Because she was the only one to witness the snowbank’s collapse, adults worried there was a growing weight inside her that might also one day cave in, and they waited on edge for years for her to fall to pieces.
Norman welcomed her to Venice with open arms. He didn’t know if she needed saving, but he wasn’t going to wait until it was too late.
She stayed with him until he got serious with Jesse, and then he set her up in an apartment.
He still included her in his life with his new boyfriend, who, as an only child, delighted in having a kid sister, and Norman introduced her to all of their friends.
Lally gasped it all in like oxygen. Family at last. She had endured everything: survivor’s guilt, deep remorse, a relationship with Robbie that she kept fervently alive within.
She’d done it on her own, as her parents closed Robbie’s bedroom door and it was years until they spoke about him again.
Norman did the opposite when she arrived in California.
He wanted to talk about Robbie nonstop, as if Robbie’s absence had been haunting him, too.
He wanted to know what Lally remembered, and what she didn’t he wanted to help her fill in.
He was an ally in not blaming their parents per se, but in acknowledging that their emotional absence did Lally real harm.
But eventually Norman’s need to keep Robbie so present was its own form of torture and Lally took to the skies, hoping the life of a flight attendant—the constant departures and changing schedules—would help her outrun her grief.
But now, all these years later, she was left to wonder if she hadn’t abandoned Norman.
Didn’t he endure the same loss—more, even, as Robbie was his brother for eleven years, while Lally only had him for just shy of six?

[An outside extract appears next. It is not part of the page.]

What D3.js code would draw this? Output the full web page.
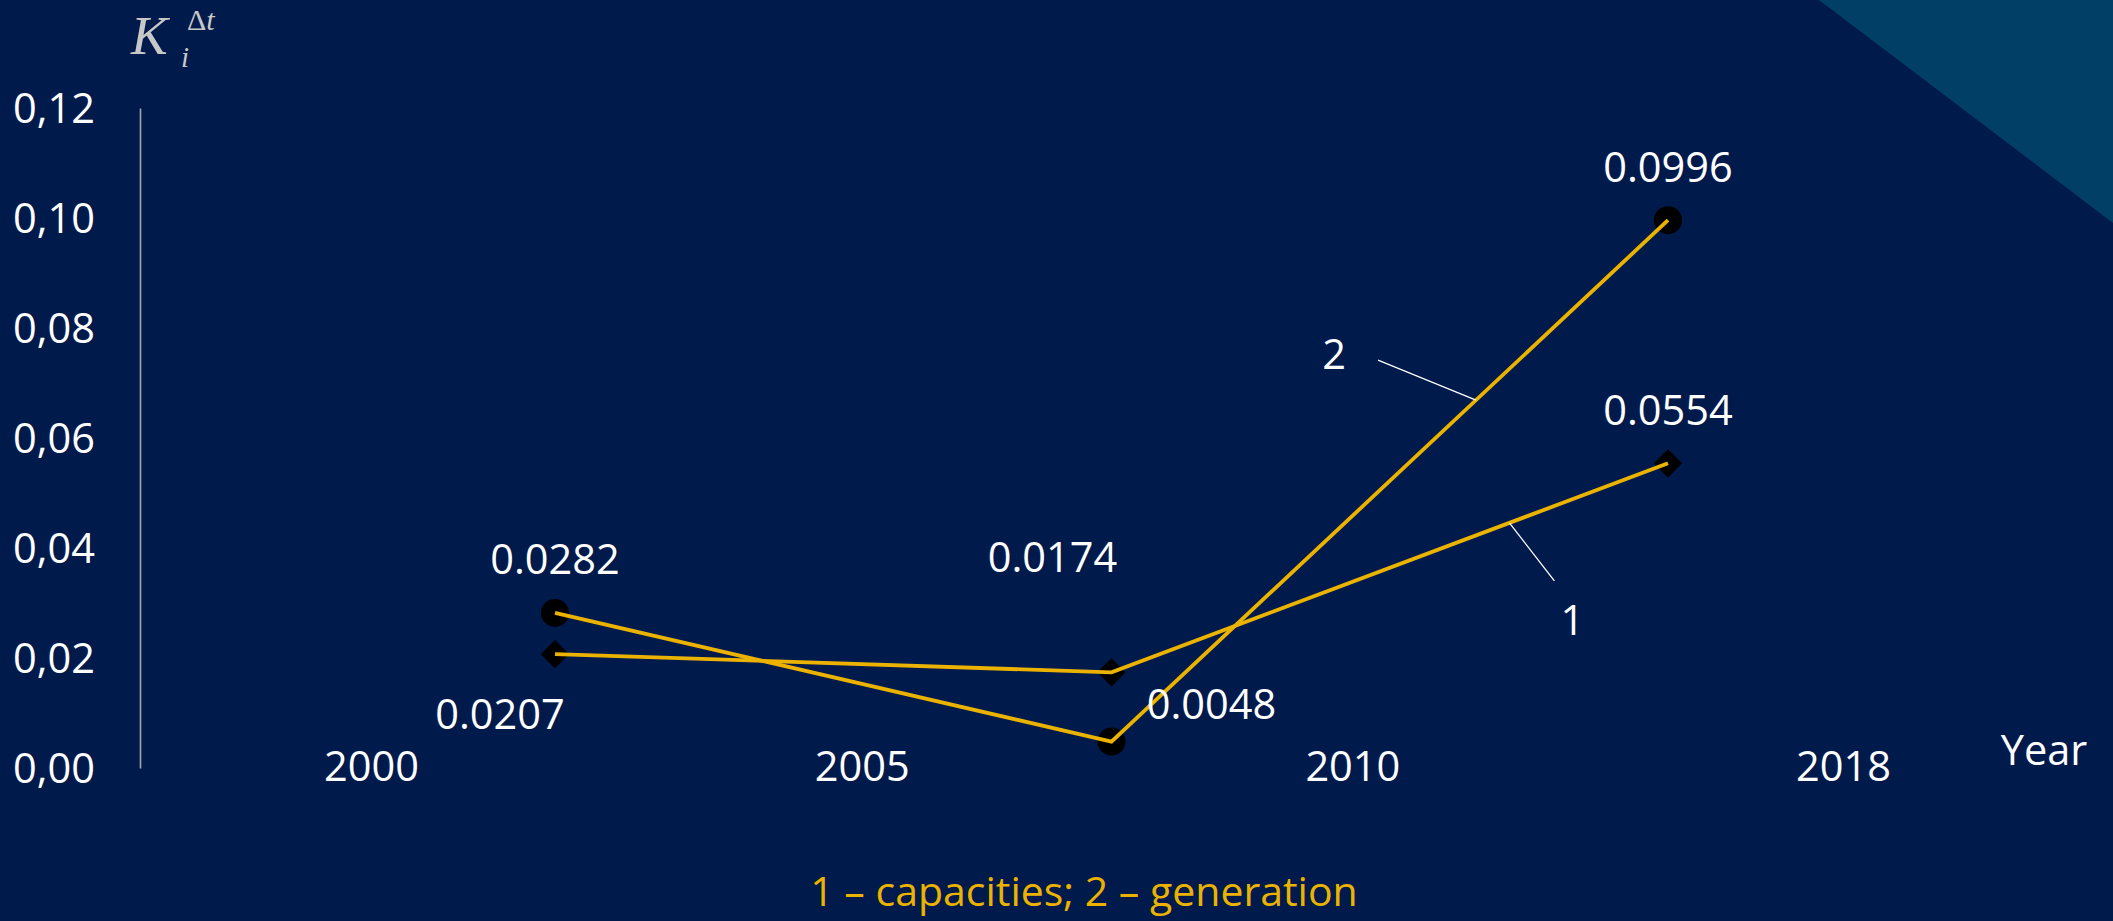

“You’re finished!” Connie said when she returned, feigning disappointment that everything had been put away neat and orderly.

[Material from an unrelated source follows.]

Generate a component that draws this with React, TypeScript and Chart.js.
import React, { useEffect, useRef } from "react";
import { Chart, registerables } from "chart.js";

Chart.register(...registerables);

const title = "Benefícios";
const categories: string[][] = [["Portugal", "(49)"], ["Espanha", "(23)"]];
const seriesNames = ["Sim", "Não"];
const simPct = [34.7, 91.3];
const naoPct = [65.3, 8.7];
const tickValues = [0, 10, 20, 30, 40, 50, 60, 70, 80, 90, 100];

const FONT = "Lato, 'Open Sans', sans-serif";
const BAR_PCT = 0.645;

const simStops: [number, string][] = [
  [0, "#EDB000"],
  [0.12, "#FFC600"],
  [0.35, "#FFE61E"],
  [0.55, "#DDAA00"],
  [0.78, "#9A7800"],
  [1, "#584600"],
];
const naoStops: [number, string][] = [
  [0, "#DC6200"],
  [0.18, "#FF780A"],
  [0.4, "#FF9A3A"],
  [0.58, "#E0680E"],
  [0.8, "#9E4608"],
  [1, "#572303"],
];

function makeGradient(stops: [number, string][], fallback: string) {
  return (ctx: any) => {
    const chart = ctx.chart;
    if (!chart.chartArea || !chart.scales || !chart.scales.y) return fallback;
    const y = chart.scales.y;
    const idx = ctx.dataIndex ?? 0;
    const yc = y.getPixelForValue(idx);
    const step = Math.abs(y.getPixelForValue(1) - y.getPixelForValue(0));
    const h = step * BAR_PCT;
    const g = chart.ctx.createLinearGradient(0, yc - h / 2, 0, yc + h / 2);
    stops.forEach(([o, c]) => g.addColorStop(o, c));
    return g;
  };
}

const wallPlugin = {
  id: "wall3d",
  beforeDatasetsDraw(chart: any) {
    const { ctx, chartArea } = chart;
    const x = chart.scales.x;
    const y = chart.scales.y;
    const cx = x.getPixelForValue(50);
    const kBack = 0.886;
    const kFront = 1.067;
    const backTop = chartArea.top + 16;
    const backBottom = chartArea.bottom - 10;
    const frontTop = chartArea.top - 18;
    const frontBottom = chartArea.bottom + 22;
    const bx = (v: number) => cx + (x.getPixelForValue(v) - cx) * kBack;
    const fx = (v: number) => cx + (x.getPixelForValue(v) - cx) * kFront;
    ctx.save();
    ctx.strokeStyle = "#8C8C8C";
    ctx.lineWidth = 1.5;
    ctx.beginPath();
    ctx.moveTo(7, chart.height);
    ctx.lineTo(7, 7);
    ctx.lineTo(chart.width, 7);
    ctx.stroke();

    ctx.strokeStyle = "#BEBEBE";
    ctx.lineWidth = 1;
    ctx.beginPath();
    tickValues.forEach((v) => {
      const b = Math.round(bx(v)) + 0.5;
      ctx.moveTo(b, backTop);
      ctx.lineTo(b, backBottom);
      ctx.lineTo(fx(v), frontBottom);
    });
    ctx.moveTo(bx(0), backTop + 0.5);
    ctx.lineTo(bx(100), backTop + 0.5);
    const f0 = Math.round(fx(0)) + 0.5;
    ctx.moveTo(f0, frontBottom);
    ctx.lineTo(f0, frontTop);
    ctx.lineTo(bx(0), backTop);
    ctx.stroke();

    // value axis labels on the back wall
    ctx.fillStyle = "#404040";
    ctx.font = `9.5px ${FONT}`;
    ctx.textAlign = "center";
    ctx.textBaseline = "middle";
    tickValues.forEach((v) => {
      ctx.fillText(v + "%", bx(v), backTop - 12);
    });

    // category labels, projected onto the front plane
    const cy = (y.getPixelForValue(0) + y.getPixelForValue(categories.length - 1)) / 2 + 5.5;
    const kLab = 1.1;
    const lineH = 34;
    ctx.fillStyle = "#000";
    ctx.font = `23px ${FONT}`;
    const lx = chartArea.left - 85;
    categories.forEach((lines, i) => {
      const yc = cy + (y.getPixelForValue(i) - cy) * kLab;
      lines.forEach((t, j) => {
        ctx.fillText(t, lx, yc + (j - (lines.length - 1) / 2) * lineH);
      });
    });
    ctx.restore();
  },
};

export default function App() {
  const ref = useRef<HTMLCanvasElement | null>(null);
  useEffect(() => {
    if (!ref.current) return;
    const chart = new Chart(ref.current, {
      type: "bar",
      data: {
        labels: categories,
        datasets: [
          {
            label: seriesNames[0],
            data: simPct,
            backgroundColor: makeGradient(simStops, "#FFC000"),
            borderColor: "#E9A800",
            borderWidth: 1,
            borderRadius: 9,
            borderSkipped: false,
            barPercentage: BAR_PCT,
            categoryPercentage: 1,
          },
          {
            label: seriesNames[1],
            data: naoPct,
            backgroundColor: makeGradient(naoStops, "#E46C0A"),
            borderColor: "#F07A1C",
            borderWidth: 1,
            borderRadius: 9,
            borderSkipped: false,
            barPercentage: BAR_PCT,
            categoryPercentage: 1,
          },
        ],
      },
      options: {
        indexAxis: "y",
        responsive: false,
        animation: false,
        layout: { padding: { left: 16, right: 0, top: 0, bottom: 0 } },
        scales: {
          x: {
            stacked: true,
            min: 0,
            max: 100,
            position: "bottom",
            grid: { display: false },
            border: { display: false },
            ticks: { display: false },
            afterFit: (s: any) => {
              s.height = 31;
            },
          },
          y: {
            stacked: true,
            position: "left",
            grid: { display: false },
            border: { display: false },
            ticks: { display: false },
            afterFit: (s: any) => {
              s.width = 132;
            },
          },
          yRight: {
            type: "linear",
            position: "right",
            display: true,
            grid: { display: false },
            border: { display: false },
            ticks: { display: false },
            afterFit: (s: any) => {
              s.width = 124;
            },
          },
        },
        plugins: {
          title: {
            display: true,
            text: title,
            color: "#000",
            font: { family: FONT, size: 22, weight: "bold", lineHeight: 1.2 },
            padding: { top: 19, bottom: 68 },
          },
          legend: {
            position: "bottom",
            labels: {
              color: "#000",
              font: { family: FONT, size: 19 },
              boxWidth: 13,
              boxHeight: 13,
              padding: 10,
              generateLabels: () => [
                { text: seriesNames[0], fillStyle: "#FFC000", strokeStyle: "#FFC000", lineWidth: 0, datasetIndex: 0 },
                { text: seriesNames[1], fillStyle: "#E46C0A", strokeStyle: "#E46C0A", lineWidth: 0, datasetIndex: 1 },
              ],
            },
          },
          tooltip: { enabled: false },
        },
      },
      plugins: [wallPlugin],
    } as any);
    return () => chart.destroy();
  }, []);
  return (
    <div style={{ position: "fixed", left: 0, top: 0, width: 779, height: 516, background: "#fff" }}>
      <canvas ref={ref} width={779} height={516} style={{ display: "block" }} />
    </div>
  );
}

Lally forced a smile, but that was the most she could do. She scooted past Connie, pausing at an open window into the night. She looked for the lights she had seen weeks earlier. She hadn’t seen them again or since and tonight she almost missed them, as if they might have much-needed answers.
Something was not right with Norman’s absence, and she would get to the bottom of it. Lally was done with her family shrinking. She wanted it to grow.